I am looking for an efficient algorithm that for a space with a known height, width and length, given a fixed radius R, and a list of points N with three-dimensional coordinates in this space will find all points within a fixed radius R of an arbitrary point on the grid. This request will be executed many times with different points, so an expensive preprocessing / sorting step in exchange for quick requests may be worth it. This is a slightly narrow application step I'm working on, so any time I can cut off from it is useful
Things I've tried so far:
- naive algorithm, iterating over all points and calculating the distance
. Place space in a grid with cubes of length R and place dots in them. Thus, for each point I should always request immediate neighboring buckets. It speeds up significantly
- I tried to use the Manhattan distance as a heuristic.
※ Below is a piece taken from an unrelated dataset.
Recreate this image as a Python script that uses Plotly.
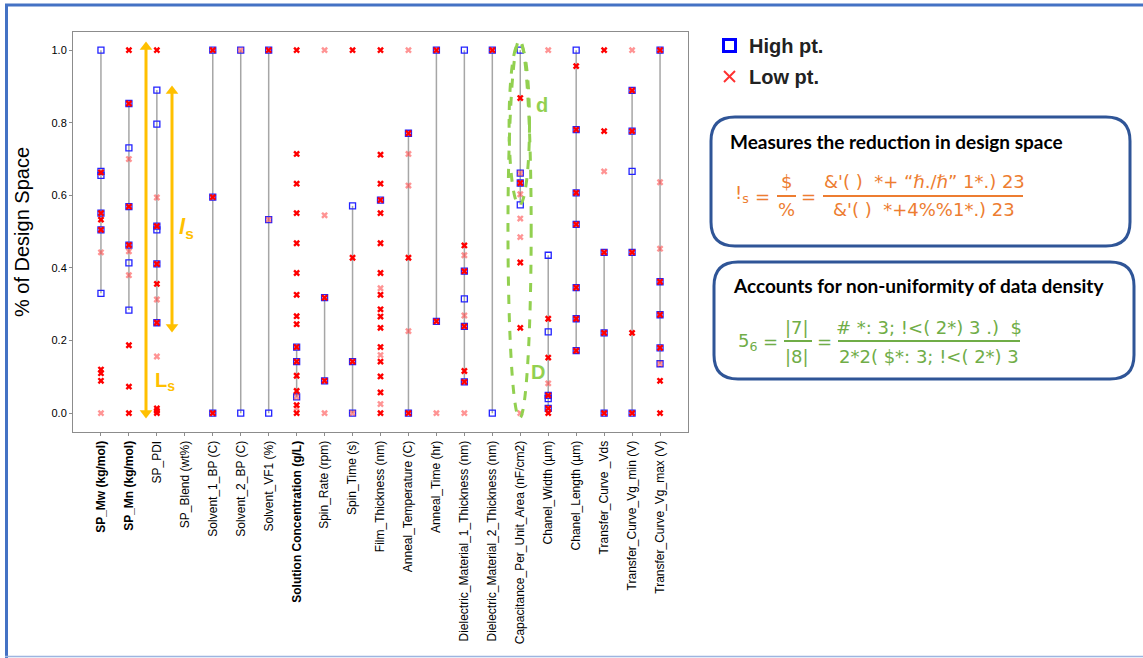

That is, within the buckets, before calculating the distance to any point, use the distance in Manhattan to filter out those that cannot be in radius R (that is, those with Manhattan distance <= sqrt (3) * P). I thought this would offer acceleration, since it only needs to add instead of multiplication, but it actually slowed down the program a bit
EDIT: to compare distances, I use the square of the distances to eliminate the need to use the sqrt function.
Obviously, there will be some restriction on how much I can speed this up, but I could use any suggestions on things to try now.
Not that it probably mattered at the algorithmic level, but I work on C.